私は彼女が描いていた鬼滅の刃の絵を見て、鬼滅の刃のアニメを見たという話を彼女にしてみたところ、彼女は好きなキャラクター(善逸)について話してくれました。授業とは関係なく日本語で、彼女の話を聞くことに徹底しました。しばらく雑談を続けていたら、彼女は学校の宿題を家に忘れ、先生に叱られて落ち込んでいると教えてくれました。私はその話をただ聞いて頷くだけでした。それで何かが解決したわけではありませんでしたが、その後、彼女はもくもくと作業に取り組んでくれました。

彼女の話を聞いてあげることだけでよかったのだと気付きました。やり場のない怒りと悲しみをどのように処理したらいいのか分かっていなかったのかもしれません。それを誰かに聞いてもらうことで、気持ちを落ち着かせることができたのかもしれません。タネも仕掛けもないなんともないことかもしれませんが、彼女の話を聞き、心情に寄り添えたことが、彼女の悲しい気持ちを和らげ、授業に集中できる準びを整えることができたのだと思いました。

その日以降、私は授業の冒頭では彼女に学校で何があったかを聞くようにしています。彼女の話の多くは学校であった嫌なことについてですが、最近は楽しみにしているテレビ番組について笑顔で話してくれることがあります。


話を聞くということ

話を聞くということは、その人のことを認めることと同じなのかもしれません。自分はここにいる、自分はこういう気持ちだ。人の根っこの部分にあるそうした感情を肯定し、認めることが、孤独感から救い上げるのかもしれません。

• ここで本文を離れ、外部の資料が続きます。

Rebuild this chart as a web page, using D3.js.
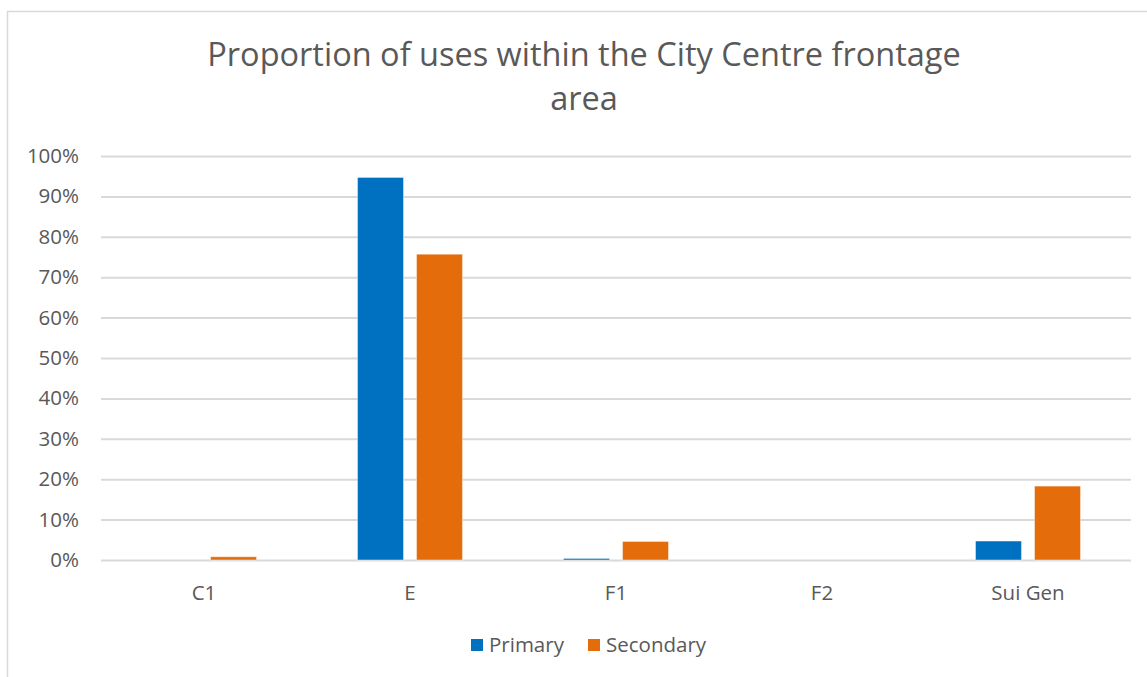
<!DOCTYPE html>
<html>
<head>
<meta charset="utf-8">
<script src="https://cdn.jsdelivr.net/npm/d3@7"></script>
<style>
html,body{margin:0;padding:0;background:#fff;}
svg{display:block;font-family:"Open Sans","Noto Sans",sans-serif;}
</style>
</head>
<body>
<svg id="chart" width="1147" height="677"></svg>
<script>
const categories = ["C1", "E", "F1", "F2", "Sui Gen"];
const seriesNames = ["Primary", "Secondary"];
const primaryValues = [0, 0.947, 0.004, 0, 0.047];
const secondaryValues = [0.008, 0.757, 0.046, 0, 0.183];
const yTicks = [0, 0.1, 0.2, 0.3, 0.4, 0.5, 0.6, 0.7, 0.8, 0.9, 1.0];
const colors = ["#0070C0", "#E46C0A"];
const titleLines = ["Proportion of uses within the City Centre frontage", "area"];

const svg = d3.select("#chart");
const W = 1147, H = 677;
const textColor = "#595959";
const FONT = "'Open Sans','Noto Sans',sans-serif";

// outer border
svg.append("rect").attr("x", 7.5).attr("y", 11.5).attr("width", W + 10).attr("height", H + 10)
  .attr("fill", "#fff").attr("stroke", "#d9d9d9").attr("stroke-width", 1.5);

const plot = {left: 101, right: 1131, top: 156, bottom: 560};

const y = d3.scaleLinear().domain([0, 1]).range([plot.bottom, plot.top]);
const x0 = d3.scaleBand().domain(categories).range([plot.left, plot.right])
  .paddingInner(0.49).paddingOuter(0.245);
const x1 = d3.scaleBand().domain(seriesNames).range([0, x0.bandwidth()]).paddingInner(0.22);

// gridlines + y labels
const yAxis = d3.axisLeft(y).tickValues(yTicks).tickSize(-(plot.right - plot.left))
  .tickFormat(d3.format(".0%")).tickPadding(22);
const gy = svg.append("g").attr("transform", `translate(${plot.left},0)`).call(yAxis);
gy.select(".domain").remove();
gy.selectAll(".tick line").attr("stroke", "#d9d9d9").attr("stroke-width", 2);
gy.selectAll(".tick text").attr("fill", textColor).attr("font-size", 20.5)
  .attr("font-family", FONT);

// bars
const data = categories.map((c, i) => ({cat: c, vals: [primaryValues[i], secondaryValues[i]]}));
const groups = svg.append("g").selectAll("g").data(data).join("g")
  .attr("transform", d => `translate(${x0(d.cat)},0)`);
groups.selectAll("rect").data(d => d.vals.map((v, j) => ({s: seriesNames[j], v, j})))
  .join("rect")
  .filter(d => d.v > 0)
  .attr("x", d => x1(d.s))
  .attr("width", x1.bandwidth())
  .attr("y", d => y(d.v))
  .attr("height", d => y(0) - y(d.v))
  .attr("fill", d => colors[d.j])
  .attr("stroke", "#fff").attr("stroke-width", 0.75).attr("stroke-opacity", 0.6);

// x axis labels
const xAxis = d3.axisBottom(x0).tickSize(0).tickPadding(25);
const gx = svg.append("g").attr("transform", `translate(0,${plot.bottom})`).call(xAxis);
gx.select(".domain").remove();
gx.selectAll(".tick text").attr("fill", textColor).attr("font-size", 20.5)
  .attr("font-family", FONT);

// title
const title = svg.append("text").attr("text-anchor", "middle").attr("fill", textColor)
  .attr("font-size", 32.5);
titleLines.forEach((t, i) => {
  title.append("tspan").attr("x", 584).attr("y", 66 + i * 44).text(t);
});

// legend
const legendItems = [{name: "Primary", x: 471}, {name: "Secondary", x: 588}];
const lg = svg.append("g");
legendItems.forEach((it, i) => {
  lg.append("rect").attr("x", it.x).attr("y", 639).attr("width", 12).attr("height", 12).attr("fill", colors[i]);
  lg.append("text").attr("x", it.x + 18).attr("y", 652).attr("fill", textColor)
    .attr("font-size", 20.5).text(it.name);
});
</script>
</body>
</html>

一般的に、塾の先生の仕事は、生徒の学力を向上させるために勉強を教えるということ。しかし、その前提には、生徒が勉強をするという心構えができているということあります。私は、生徒の心の準備をすることも先生の役割の一つであり、生徒の心の準備をするための一歩として、生徒の話を聞くのではないかと思います。

このような経験は、私が自分なりの気付きで誰かの環境を整える仕事をしたいと思うようになった理由の一つでもあります。